Profissionais carregam suas certificações por seus estudos fora, na Universidade de Indiana ou em outras entidades certificadoras. Temos conversado com a AFP para, em um primeiro momento, criarmos uma certificação mista AFP/ABCR e, em seguida, termos uma certificação brasileira, contendo as nossas realidades.
É importante frisar que o fato de um captador ser associado da ABCR não o certifica instantaneamente. Cabe sempre a sintonia do captador com a causa que está contratando. Uma defesa que venho fazendo para entidades pequenas é a de que contratem recém-saídos das universidades, que têm o sincero interesse em crescer junto com a entidade. Isso permite que, aos poucos, possam receber melhores salários assim que a entidade passa a receber mais recursos. É um modo saudável de as entidades começarem seus departamentos de mobilização de recursos.
Filantropia: Uma polêmica – Você é a favor do comissionamento do captador de recursos? Qual a maneira mais justa e honesta de remunerar este profissional, ou este trabalho deveria ser exclusivamente voluntário?

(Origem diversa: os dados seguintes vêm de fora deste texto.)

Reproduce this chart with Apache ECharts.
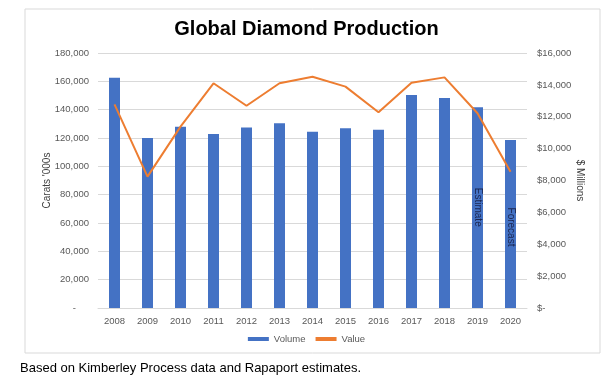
<!DOCTYPE html>
<html><head><meta charset="utf-8">
<script src="https://cdn.jsdelivr.net/npm/echarts@6/dist/echarts.min.js"></script>
<style>html,body{margin:0;padding:0;background:#fff;}#c{width:613px;height:388px;}</style>
</head><body><div id="c"></div>
<script>
const years = ['2008','2009','2010','2011','2012','2013','2014','2015','2016','2017','2018','2019','2020'];
const volume = [162500,120000,128000,122800,127500,130400,124400,126800,125900,150400,148200,141700,118600];
const value = [12780,8240,11380,14100,12690,14100,14510,13890,12280,14140,14470,12220,8550];
const barNotes = {'2019':'Estimate','2020':'Forecast'};
const noteOffsets = {'2019':100,'2020':87};

const FF = 'Liberation Sans, Arial, sans-serif';
const chart = echarts.init(document.getElementById('c'), null, {renderer:'canvas'});
const fmtNum = v => v === 0 ? '-     ' : v.toLocaleString('en-US');
const fmtUsd = v => v === 0 ? '$-' : '$' + v.toLocaleString('en-US');
const volData = volume.map((v,i) => {
  const y = years[i];
  if (barNotes[y]) {
    return {value:v, label:{show:true, formatter:barNotes[y], rotate:-90,
      position:['50%', noteOffsets[y]], align:'center', verticalAlign:'middle',
      color:'#1a2550', fontSize:10, fontFamily:FF}};
  }
  return v;
});
chart.setOption({
  backgroundColor:'#fff',
  animation:false,
  graphic:[{type:'rect', shape:{x:25,y:9,width:575,height:344}, style:{fill:'none', stroke:'#d9d9d9', lineWidth:1}, silent:true},
           {type:'text', left:20, top:362, style:{text:'Based on Kimberley Process data and Rapaport estimates.', fill:'#000', font:'13px "Liberation Sans", Arial, sans-serif'}}],
  title:{text:'Global Diamond Production', left:'center', top:14,
    textStyle:{fontSize:20, fontWeight:'bold', color:'#000', fontFamily:FF}},
  grid:{left:98, right:86, top:53, bottom:80},
  legend:{bottom:39, left:'center', itemWidth:21, itemHeight:4, itemGap:10,
    textStyle:{fontSize:9.5, color:'#595959', fontFamily:FF},
    data:[{name:'Volume', icon:'rect'},{name:'Value', icon:'rect'}]},
  xAxis:{type:'category', data:years,
    axisLine:{lineStyle:{color:'#d9d9d9'}}, axisTick:{show:false},
    axisLabel:{color:'#595959', fontSize:9.5, margin:8, fontFamily:FF}},
  yAxis:[
    {type:'value', min:0, max:180000, interval:20000, name:"Carats '000s", nameLocation:'middle', nameGap:46, nameMoveOverlap:false,
     nameTextStyle:{color:'#404040', fontSize:10, fontFamily:FF},
     axisLabel:{formatter:fmtNum, color:'#595959', fontSize:9.5, margin:9, fontFamily:FF},
     splitLine:{lineStyle:{color:'#d9d9d9'}}, axisLine:{show:false}, axisTick:{show:false}},
    {type:'value', min:0, max:16000, interval:2000, name:'$ Millions', nameLocation:'middle', nameGap:48, nameRotate:-90, nameMoveOverlap:false,
     nameTextStyle:{color:'#404040', fontSize:10, fontFamily:FF},
     axisLabel:{formatter:fmtUsd, color:'#595959', fontSize:9.5, margin:10, align:'left', fontFamily:FF},
     splitLine:{show:false}, axisLine:{show:false}, axisTick:{show:false}}
  ],
  series:[
    {name:'Volume', type:'bar', data:volData, barWidth:11, itemStyle:{color:'#4472C4'}, yAxisIndex:0},
    {name:'Value', type:'line', data:value, yAxisIndex:1, symbol:'none', lineStyle:{color:'#ED7D31', width:2}, itemStyle:{color:'#ED7D31'}}
  ]
});
</script></body></html>
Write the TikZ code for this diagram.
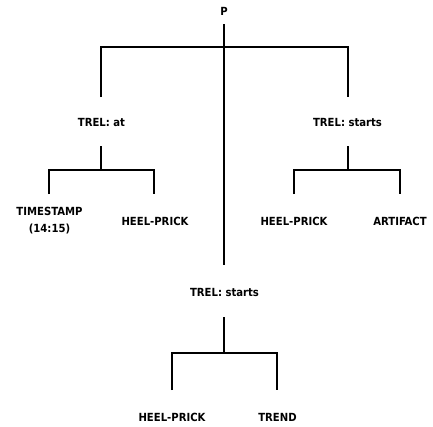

ME: Sou terminantemente contra. Da mesma maneira que não faz sentido um captador “vender” mico-leão dourado e criança com câncer simultaneamente, não faz sentido um captador reter parte de uma doação. Como você, sendo doador, se sentiria ao saber que 10% do dinheiro que acabou de doar para reformar uma creche foi parar no bolso do captador? Você não preferiria que esses 10% se transformassem em telhas? Para esse tipo de situação, existe algo mais simples e clássico: a contratação como funcionário. Com isso, o profissional receberá seu salário assim como qualquer outro funcionário da entidade. Essa é a nossa defesa.
Filantropia: A ABCR está prevendo algum evento em 2008?
ME: Para 2008, além dos encontros com os associados e a realização do primeiro curso certificado, temos o objetivo de fortalecer os núcleos regionais, que hoje são três, além de São Paulo: Porto Alegre, Rio de Janeiro e Belém. Devemos fazer um evento em Salvador (BA), para fortalecer a rede de captadores no Nordeste do país.
Também estamos organizando os temas mais interessantes para a realização de eventos para não-sócios. Conforme os projetos forem se concretizando, disponibilizaremos as informações em nosso site.